#### Task requirements
Wherever the string "this" appears, copy the whole line.

#### Material provided
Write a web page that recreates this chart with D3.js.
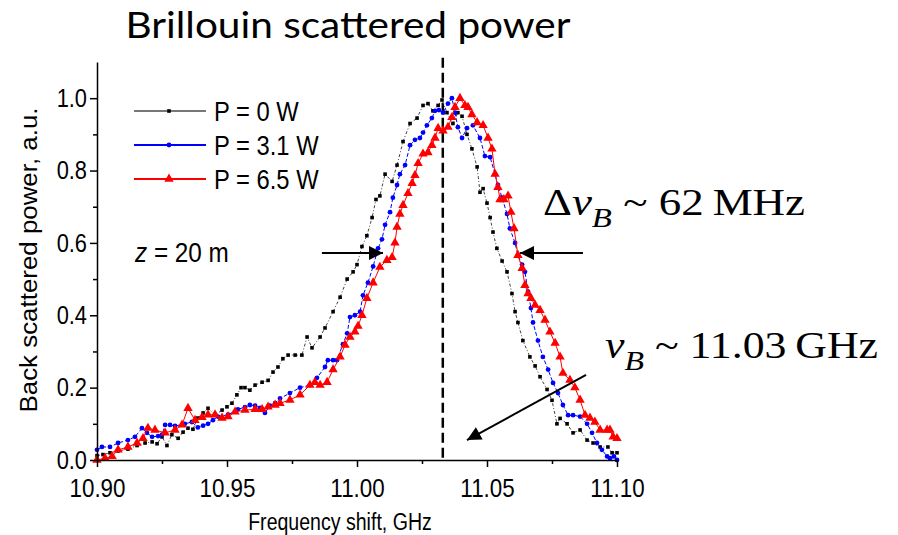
<!DOCTYPE html>
<html>
<head>
<meta charset="utf-8">
<script src="https://cdn.jsdelivr.net/npm/d3@7"></script>
<style>
  body { margin: 0; background: #fff; }
</style>
</head>
<body>
<div id="grafico"></div>
<script>
// datos (GHz, u.a.)
const freqP0 = [10.9000, 10.9023, 10.9050, 10.9081, 10.9119, 10.9154, 10.9185, 10.9212, 10.9231, 10.9250,
  10.9269, 10.9288, 10.9312, 10.9331, 10.9350, 10.9369, 10.9388, 10.9408, 10.9427, 10.9454,
  10.9481, 10.9500, 10.9519, 10.9538, 10.9554, 10.9569, 10.9588, 10.9608, 10.9635, 10.9658,
  10.9677, 10.9696, 10.9715, 10.9735, 10.9762, 10.9788, 10.9808, 10.9827, 10.9858, 10.9877,
  10.9908, 10.9935, 10.9962, 10.9985, 11.0000, 11.0019, 11.0038, 11.0058, 11.0073, 11.0088,
  11.0108, 11.0135, 11.0154, 11.0177, 11.0204, 11.0231, 11.0254, 11.0273, 11.0292, 11.0312,
  11.0327, 11.0346, 11.0369, 11.0388, 11.0404, 11.0423, 11.0442, 11.0462, 11.0473, 11.0485,
  11.0500, 11.0512, 11.0523, 11.0538, 11.0558, 11.0577, 11.0596, 11.0608, 11.0619, 11.0638,
  11.0665, 11.0685, 11.0704, 11.0731, 11.0750, 11.0769, 11.0781, 11.0808, 11.0831, 11.0858,
  11.0885, 11.0908, 11.0935, 11.0965, 11.0981, 11.1000];
const powP0 = [0.012, 0.015, 0.020, 0.025, 0.030, 0.040, 0.047, 0.050, 0.045, 0.064,
  0.040, 0.070, 0.060, 0.077, 0.088, 0.085, 0.116, 0.130, 0.143, 0.124,
  0.138, 0.147, 0.157, 0.180, 0.200, 0.200, 0.193, 0.207, 0.215, 0.220,
  0.243, 0.257, 0.280, 0.290, 0.290, 0.290, 0.340, 0.310, 0.340, 0.365,
  0.410, 0.450, 0.500, 0.520, 0.540, 0.590, 0.620, 0.670, 0.720, 0.730,
  0.790, 0.770, 0.815, 0.880, 0.930, 0.945, 0.980, 0.985, 0.965, 0.980,
  0.995, 0.960, 0.930, 0.960, 0.950, 0.900, 0.860, 0.810, 0.740, 0.750,
  0.710, 0.670, 0.630, 0.585, 0.550, 0.520, 0.460, 0.410, 0.380, 0.330,
  0.285, 0.260, 0.230, 0.195, 0.165, 0.100, 0.115, 0.100, 0.075, 0.083,
  0.055, 0.047, 0.036, 0.036, 0.020, 0.020];

const freqP31 = [10.9000, 10.9019, 10.9050, 10.9081, 10.9119, 10.9146, 10.9173, 10.9192, 10.9212, 10.9235,
  10.9250, 10.9262, 10.9281, 10.9300, 10.9338, 10.9365, 10.9388, 10.9408, 10.9427, 10.9446,
  10.9465, 10.9504, 10.9542, 10.9569, 10.9588, 10.9608, 10.9627, 10.9646, 10.9665, 10.9685,
  10.9704, 10.9742, 10.9781, 10.9819, 10.9846, 10.9877, 10.9888, 10.9908, 10.9923, 10.9946,
  10.9962, 10.9973, 10.9992, 11.0012, 11.0023, 11.0042, 11.0062, 11.0081, 11.0096, 11.0108,
  11.0127, 11.0138, 11.0154, 11.0165, 11.0185, 11.0204, 11.0223, 11.0242, 11.0254, 11.0269,
  11.0288, 11.0300, 11.0315, 11.0331, 11.0350, 11.0365, 11.0377, 11.0388, 11.0404, 11.0423,
  11.0446, 11.0473, 11.0492, 11.0512, 11.0531, 11.0542, 11.0558, 11.0577, 11.0588, 11.0608,
  11.0619, 11.0635, 11.0646, 11.0658, 11.0669, 11.0677, 11.0696, 11.0715, 11.0735, 11.0754,
  11.0773, 11.0792, 11.0812, 11.0831, 11.0858, 11.0885, 11.0904, 11.0923, 11.0942, 11.0962,
  11.0973, 11.0988, 11.1000];
const powP31 = [0.028, 0.036, 0.036, 0.047, 0.055, 0.064, 0.088, 0.075, 0.064, 0.066,
  0.070, 0.097, 0.097, 0.094, 0.100, 0.105, 0.090, 0.095, 0.100, 0.110,
  0.120, 0.125, 0.140, 0.146, 0.152, 0.150, 0.144, 0.130, 0.150, 0.157,
  0.170, 0.185, 0.200, 0.207, 0.227, 0.257, 0.276, 0.276, 0.276, 0.320,
  0.350, 0.395, 0.400, 0.410, 0.455, 0.490, 0.535, 0.585, 0.610, 0.650,
  0.685, 0.725, 0.760, 0.790, 0.815, 0.870, 0.885, 0.890, 0.905, 0.925,
  0.945, 0.965, 0.967, 0.960, 0.985, 1.000, 0.960, 0.920, 0.890, 0.917,
  0.925, 0.890, 0.840, 0.837, 0.790, 0.760, 0.725, 0.680, 0.640, 0.600,
  0.565, 0.540, 0.520, 0.465, 0.420, 0.380, 0.330, 0.285, 0.250, 0.213,
  0.185, 0.152, 0.124, 0.124, 0.120, 0.100, 0.075, 0.047, 0.028, 0.010,
  0.005, 0.010, 0.000];

const freqP65 = [10.9000, 10.9031, 10.9058, 10.9081, 10.9119, 10.9154, 10.9177, 10.9196, 10.9223, 10.9262,
  10.9300, 10.9327, 10.9350, 10.9377, 10.9404, 10.9427, 10.9454, 10.9481, 10.9504, 10.9531,
  10.9569, 10.9608, 10.9635, 10.9658, 10.9685, 10.9704, 10.9742, 10.9781, 10.9819, 10.9838,
  10.9858, 10.9885, 10.9908, 10.9935, 10.9954, 10.9973, 10.9992, 11.0004, 11.0019, 11.0038,
  11.0062, 11.0088, 11.0115, 11.0135, 11.0146, 11.0154, 11.0165, 11.0177, 11.0196, 11.0212,
  11.0223, 11.0235, 11.0254, 11.0273, 11.0288, 11.0300, 11.0312, 11.0331, 11.0350, 11.0365,
  11.0377, 11.0396, 11.0415, 11.0427, 11.0442, 11.0462, 11.0485, 11.0504, 11.0519, 11.0531,
  11.0542, 11.0550, 11.0565, 11.0581, 11.0592, 11.0604, 11.0619, 11.0635, 11.0646, 11.0658,
  11.0669, 11.0685, 11.0704, 11.0723, 11.0742, 11.0762, 11.0781, 11.0792, 11.0819, 11.0838,
  11.0858, 11.0877, 11.0896, 11.0915, 11.0935, 11.0962, 11.0973, 11.0985, 11.1000];
const powP65 = [0.000, 0.005, 0.010, 0.028, 0.036, 0.047, 0.060, 0.088, 0.083, 0.075,
  0.083, 0.097, 0.143, 0.110, 0.118, 0.125, 0.125, 0.116, 0.120, 0.133,
  0.138, 0.140, 0.140, 0.147, 0.152, 0.157, 0.166, 0.180, 0.207, 0.215,
  0.207, 0.215, 0.250, 0.285, 0.318, 0.340, 0.354, 0.370, 0.400, 0.447,
  0.490, 0.533, 0.552, 0.560, 0.600, 0.644, 0.680, 0.704, 0.737, 0.765,
  0.787, 0.820, 0.846, 0.850, 0.870, 0.890, 0.917, 0.910, 0.920, 0.947,
  0.975, 1.000, 0.980, 0.975, 0.955, 0.933, 0.925, 0.890, 0.860, 0.790,
  0.754, 0.720, 0.720, 0.730, 0.685, 0.640, 0.566, 0.530, 0.483, 0.460,
  0.447, 0.428, 0.414, 0.387, 0.354, 0.323, 0.285, 0.240, 0.221, 0.200,
  0.166, 0.124, 0.116, 0.105, 0.083, 0.083, 0.083, 0.064, 0.060];

const nombresSeries = ["P = 0 W", "P = 3.1 W", "P = 6.5 W"];
const ticksX = [10.90, 10.95, 11.00, 11.05, 11.10];
const ticksXMenores = [10.925, 10.975, 11.025, 11.075];
const ticksY = [0.0, 0.2, 0.4, 0.6, 0.8, 1.0];
const ticksYMenores = [0.1, 0.3, 0.5, 0.7, 0.9];
const frecuenciaBrillouin = 11.033;
// flechas: [f inicio, v inicio, f punta, v punta]
const flechas = [
  [10.9865, 0.572, 11.0100, 0.572],
  [11.0869, 0.572, 11.0627, 0.572],
  [11.0881, 0.235, 11.0423, 0.055]
];

const ancho = 898, alto = 535;
const fuenteSans = "'Liberation Sans', Arial, sans-serif";
const fuenteSerif = "'Liberation Serif', 'Times New Roman', serif";

const x = d3.scaleLinear().domain([10.9, 11.1]).range([97, 617]);
const y = d3.scaleLinear().domain([0, 1.1]).range([460, 62]);

const $svg = d3.select("#grafico")
  .append("svg")
  .attr("width", ancho)
  .attr("height", alto)
  .style("background", "#fff");

const defs = $svg.append("defs");
defs.append("marker")
  .attr("id", "flecha")
  .attr("viewBox", "0 0 10 10")
  .attr("refX", 10).attr("refY", 5)
  .attr("markerUnits", "userSpaceOnUse")
  .attr("markerWidth", 18).attr("markerHeight", 14)
  .attr("orient", "auto")
  .append("path")
  .attr("d", "M0,0 L10,5 L0,10 Z")
  .attr("fill", "#000");

// angosta el texto horizontal como en la figura original
const angostar = (sel, k) => sel.each(function () {
  const w = this.getComputedTextLength();
  d3.select(this).attr("textLength", w * k).attr("lengthAdjust", "spacingAndGlyphs");
});

// linea vertical punteada en nu_B
$svg.append("line")
  .attr("x1", x(frecuenciaBrillouin)).attr("x2", x(frecuenciaBrillouin))
  .attr("y1", y(1.112)).attr("y2", y(0))
  .attr("stroke", "#000")
  .attr("stroke-width", 2.5)
  .attr("stroke-dasharray", "10,5");

const series = [
  { nombre: nombresSeries[0], f: freqP0, v: powP0, color: "#000", linea: "#444", guiones: "3,2,1,2", marca: "cuadro" },
  { nombre: nombresSeries[1], f: freqP31, v: powP31, color: "#0000ff", linea: "#0000ff", guiones: "4,2", marca: "circulo" },
  { nombre: nombresSeries[2], f: freqP65, v: powP65, color: "#ff0000", linea: "#ff0000", guiones: null, marca: "triangulo" }
];

const dibujarMarca = (g, tipo, color) => {
  if (tipo === "cuadro") {
    g.append("rect").attr("x", -1.8).attr("y", -1.8).attr("width", 3.6).attr("height", 3.6).attr("fill", color);
  } else if (tipo === "circulo") {
    g.append("circle").attr("r", 2.4).attr("fill", color);
  } else {
    g.append("path").attr("d", d3.symbol(d3.symbolTriangle, 38)()).attr("fill", color);
  }
};

const linea = d3.line().x(d => x(d[0])).y(d => y(d[1]));

series.forEach(s => {
  const puntos = s.f.map((f, i) => [f, s.v[i]]);
  $svg.append("path")
    .datum(puntos)
    .attr("d", linea)
    .attr("fill", "none")
    .attr("stroke", s.linea)
    .attr("stroke-width", 1)
    .attr("stroke-dasharray", s.guiones);
  $svg.append("g").selectAll("g")
    .data(puntos)
    .join("g")
    .attr("transform", d => `translate(${x(d[0])},${y(d[1])})`)
    .each(function () { dibujarMarca(d3.select(this), s.marca, s.color); });
});

// ejes
const ejeY = $svg.append("g")
  .attr("transform", `translate(${x(10.9)},0)`)
  .call(d3.axisLeft(y).tickValues(ticksY).tickFormat(d3.format(".1f")).tickSize(7).tickSizeOuter(0));
$svg.append("g")
  .attr("transform", `translate(${x(10.9)},0)`)
  .call(d3.axisLeft(y).tickValues(ticksYMenores).tickFormat("").tickSize(4))
  .select(".domain").remove();

const ejeX = $svg.append("g")
  .attr("transform", `translate(0,${y(0)})`)
  .call(d3.axisBottom(x).tickValues(ticksX).tickFormat(d3.format(".2f")).tickSize(7).tickSizeOuter(0));
$svg.append("g")
  .attr("transform", `translate(0,${y(0)})`)
  .call(d3.axisBottom(x).tickValues(ticksXMenores).tickFormat("").tickSize(4))
  .select(".domain").remove();

$svg.selectAll(".domain, .tick line").attr("stroke", "#000").attr("stroke-width", 1.5);
ejeY.selectAll("text")
  .attr("font-family", fuenteSans).attr("font-size", 26).attr("fill", "#000").attr("x", -10)
  .call(angostar, 0.84);
ejeX.selectAll("text")
  .attr("font-family", fuenteSans).attr("font-size", 26).attr("fill", "#000").attr("y", 19)
  .call(angostar, 0.86);

// titulos
$svg.append("text")
  .attr("x", 348).attr("y", 38)
  .attr("text-anchor", "middle")
  .attr("font-family", "Lato, 'Open Sans', sans-serif")
  .attr("font-size", 36)
  .attr("textLength", 445).attr("lengthAdjust", "spacingAndGlyphs")
  .text("Brillouin scattered power");

$svg.append("text")
  .attr("x", 340).attr("y", 530)
  .attr("text-anchor", "middle")
  .attr("font-family", fuenteSans)
  .attr("font-size", 23)
  .text("Frequency shift, GHz")
  .call(angostar, 0.85);

$svg.append("text")
  .attr("transform", "translate(37,260) rotate(-90)")
  .attr("text-anchor", "middle")
  .attr("font-family", fuenteSans)
  .attr("font-size", 23)
  .attr("textLength", 305).attr("lengthAdjust", "spacingAndGlyphs")
  .text("Back scattered power, a.u.");

// leyenda
const leyenda = $svg.append("g");
series.forEach((s, i) => {
  const ly = 111 + i * 34;
  leyenda.append("line")
    .attr("x1", 134).attr("x2", 206).attr("y1", ly).attr("y2", ly)
    .attr("stroke", i === 0 ? "#777" : s.color).attr("stroke-width", 1.8);
  dibujarMarca(leyenda.append("g").attr("transform", `translate(169,${ly})`), s.marca, s.color);
  leyenda.append("text")
    .attr("x", 214).attr("y", ly + 10)
    .attr("font-family", fuenteSans).attr("font-size", 27)
    .text(s.nombre)
    .call(angostar, 0.88);
});

const textoZ = $svg.append("text")
  .attr("x", 135).attr("y", 262)
  .attr("font-family", fuenteSans).attr("font-size", 27);
textoZ.append("tspan").attr("font-style", "italic").text("z");
textoZ.append("tspan").text(" = 20 m");
textoZ.call(angostar, 0.9);

// flechas
flechas.forEach(a => {
  $svg.append("line")
    .attr("x1", x(a[0])).attr("y1", y(a[1]))
    .attr("x2", x(a[2])).attr("y2", y(a[3]))
    .attr("stroke", "#000").attr("stroke-width", 2)
    .attr("marker-end", "url(#flecha)");
});

// anotaciones
const anotacion = (xx, yy, largo, partes) => {
  const t = $svg.append("text")
    .attr("x", xx).attr("y", yy)
    .attr("font-family", fuenteSerif).attr("font-size", 37)
    .attr("textLength", largo).attr("lengthAdjust", "spacingAndGlyphs");
  partes.forEach(p => {
    t.append("tspan")
      .attr("font-style", p.it ? "italic" : null)
      .attr("font-size", p.sub ? 27 : null)
      .attr("dy", p.dy || 0)
      .text(p.t);
  });
};
anotacion(543, 215, 262, [
  { t: "\u0394" }, { t: "\u03bd", it: true }, { t: "B", it: true, sub: true, dy: 12 }, { t: " ~ 62\u2009MHz", dy: -12 }
]);
anotacion(605, 358, 273, [
  { t: "\u03bd", it: true }, { t: "B", it: true, sub: true, dy: 12 }, { t: " ~ 11.03\u2009GHz", dy: -12 }
]);
</script>
</body>
</html>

#### Exercise result
Write a web page that recreates this chart with D3.js.
  const w = this.getComputedTextLength();
  d3.select(this).attr("textLength", w * k).attr("lengthAdjust", "spacingAndGlyphs");
    .each(function () { dibujarMarca(d3.select(this), s.marca, s.color); });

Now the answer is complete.